L'enquête sur les attentats meurtriers survenus dimanche soir dans un quartier populaire d'Istanbul progresse mardi en l'absence de toute revendication, la piste des rebelles kurdes restant privilégiée.

Au moins un suspect a été identifié à partir des enregistrements de caméras de surveillance et des dépositions de témoins de la double explosion, qui a fait 17 morts et 154 blessés dimanche soir dans le quartier de Güngören, rapportent les médias.

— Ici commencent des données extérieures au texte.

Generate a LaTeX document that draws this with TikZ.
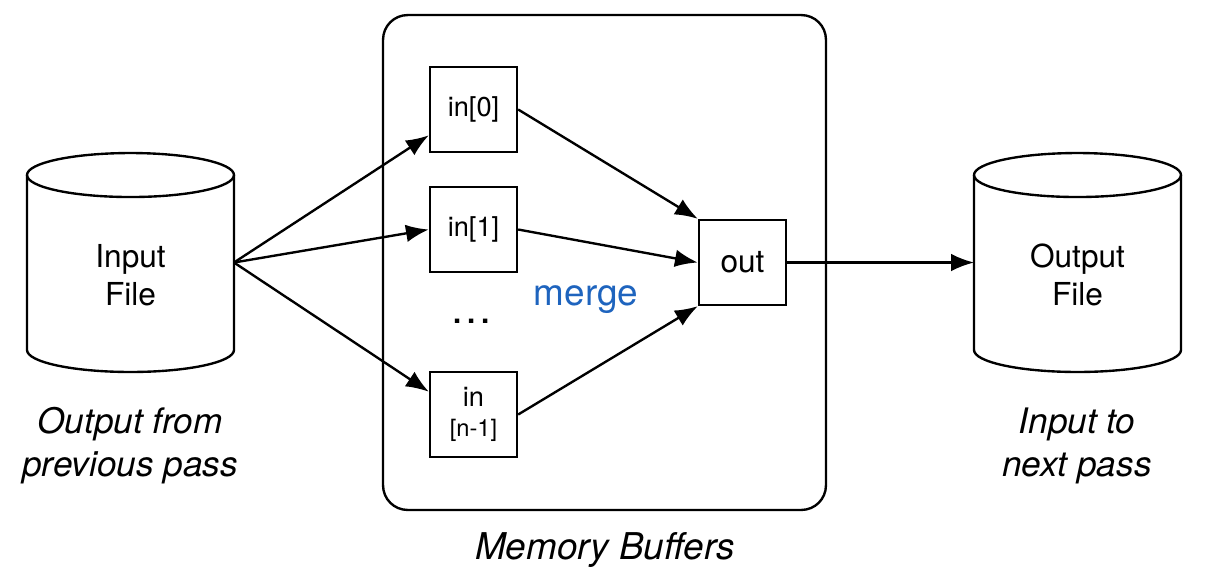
\documentclass[tikz,border=0pt]{standalone}
\usepackage{fontspec}
\setmainfont{TeX Gyre Heros}
\usetikzlibrary{arrows.meta}
\definecolor{mergeblue}{RGB}{30,100,190}
\tikzset{
  buf/.style={draw, line width=1.35pt, minimum width=1.74cm, minimum height=1.7cm, inner sep=0pt, align=center, font=\fontsize{15.5}{18}\selectfont},
  disk/.style={minimum width=4.14cm, minimum height=4.38cm, inner sep=0pt, outer sep=0pt},
  disktext/.style={align=center, font=\fontsize{18}{21.6}\selectfont},
  note/.style={align=center, font=\fontsize{20}{24.5}\selectfont\itshape},
  flow/.style={->, line width=1.35pt}
}
\begin{document}
\begin{tikzpicture}[>={Latex[length=13pt,width=10pt]}, x=0.02cm, y=-0.02cm]
	\useasboundingbox (0,0) rectangle (1206,586);

	% memory buffers
	\node[draw, line width=1.35pt, rounded corners=14pt, minimum width=8.86cm, minimum height=9.9cm] (mem) at (604.5,262.5) {};
	\node[note, font=\fontsize{21}{25}\selectfont\itshape] (memlbl) at (605,550) {Memory Buffers};

	\node[buf] (in0) at (473.5,109.5) {in[0]};
	\node[buf] (in1) at (473.5,229.5) {in[1]};
	\node[buf] (inN) at (473.5,414.5) {in\\[-1pt]{\fontsize{13.5}{16}\selectfont [n-1]}};
	\node[buf, font=\fontsize{18}{21}\selectfont] (out) at (742.5,262.5) {out};

	\node[font=\fontsize{24}{28}\selectfont] (dots) at (472,321) {…};
	\node[text=mergeblue, font=\fontsize{21}{25}\selectfont] (merge) at (586,300) {merge};

	% files
	\node[disk] (inF) at (130.5,262.5) {};
	\node[disktext] (inFtxt) at (130.5,275) {Input\\File};
	\node[disk] (outF) at (1077.5,262.5) {};
	\node[disktext] (outFtxt) at (1077.5,275) {Output\\File};
	\foreach \f in {inF,outF}
	{
		\draw[line width=1.35pt] ([yshift=-0.44cm]\f.north west) -- ([yshift=0.44cm]\f.south west)
			arc (180:360:2.07cm and 0.44cm) -- ([yshift=-0.44cm]\f.north east);
		\draw[line width=1.35pt] ([yshift=-0.44cm]\f.north) ellipse (2.07cm and 0.44cm);
	}
	\node[note] (inlbl) at (130,446) {Output from\\previous pass};
	\node[note] (outlbl) at (1077,446) {Input to\\next pass};

	\draw[flow] (inF.east) -- (in0.210);
	\draw[flow] (inF.east) -- (in1.west);
	\draw[flow] (inF.east) -- (inN.153);

	\draw[flow] (in0.east) -- (out.north west);
	\draw[flow] (in1.east) -- (out.west);
	\draw[flow] (inN.east) -- (out.south west);

	\draw[flow] (out.east) -- (outF.west);
\end{tikzpicture}
\end{document}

Le quotidien populaire Vatan et le journal libéral Taraf, citant des sources policières, décrivent un homme âgé de 20 à 25 ans, mesurant 1m70, mal rasé et portant un T-shirt vert comme le possible poseur de bombes.

Plusieurs autres quotidiens font état de deux suspects identifiés, mais ne donnent pas de détails sur le signalement du deuxième homme.

Vatan affirme que la deuxième bombe, qui a explosé une dizaine de minutes après la première, alors qu'une foule s'était rassemblée pour porter secours aux victimes, était munie d'un système de mise à feu à retardement, afin de ne pas être affectée par les appareils de brouillage d'ondes de la police.

«La police, qui a établi un signalement du terroriste (...) privilégie l'hypothèse qu'il est venu seul des monts Kandil pour commettre son action», rapporte Vatan, faisant référence à un massif montagneux du nord de l'Irak où les rebelles du Parti des travailleurs du Kurdistan (PKK) ont établi leur quartier général.

Le premier ministre Recep Tayyip Erdogan avait implicitement imputé la responsabilité de l'attentat au PKK, estimant lundi que l'attaque était un «coût» à payer pour les opérations menées par l'armée turque contre les rebelles dans le sud-est anatolien et dans le nord de l'Irak. Le PKK avait ensuite démenti toute implication dans les attentats d'Istanbul.

Mardi, M. Erdogan a appelé à ne pas tirer de conclusions trop hâtives.

«S'il vous plaît, ne donnez pas de nom au terrorisme. Laissez les forces de sécurité étudier leurs dossiers et lui donner un nom», a-t-il dit devant les députés de son groupe parlementaire.

M. Erdogan a également appelé à l'unité contre le terrorisme.

«Ce pays, avec son parti au pouvoir, son opposition, les médias, l'armée, la police, les juges et toutes les institutions, s'oppose d'une seule voix, d'un seul coeur au terrorisme», a-t-il déclaré.

L'attentat survient alors que la Turquie traverse une période de fortes tensions entre partisans du gouvernement, issu de la mouvance islamique, et défenseurs d'une laïcité rigoriste, au premier rang desquels figurent l'armée et les juges.

Lundi ont débuté à Ankara des délibérations de la Cour constitutionnelle concernant une possible interdiction du Parti de la justice et du développement (AKP) au pouvoir pour cause d'activités antilaïques.

Dans le même temps, une enquête se poursuit sur un réseau nationaliste comprenant un nombre important d'anciens officiers et soupçonné de vouloir semer le chaos et la violence dans le pays pour préparer le terrain à un coup d'Etat militaire qui viendrait renverser le gouvernement.

Un des objectifs du PKK pourrait être, avec cet attentat, «d'approfondir la crise et le chaos qui secouent le pays de sorte qu'on s'occupe moins de lui», commentait l'éditorialiste Rusen Cakir dans Vatan.

Tard lundi, la BBC a diffusé une interview de Murat Karayilan, chef de la branche armée du PKK qu'elle dit avoir obtenue il y a plusieurs semaines, dans laquelle celui-ci évoque le lancement possible d'une campagne d'attentats contre des cibles économiques et militaires dans des villes turques.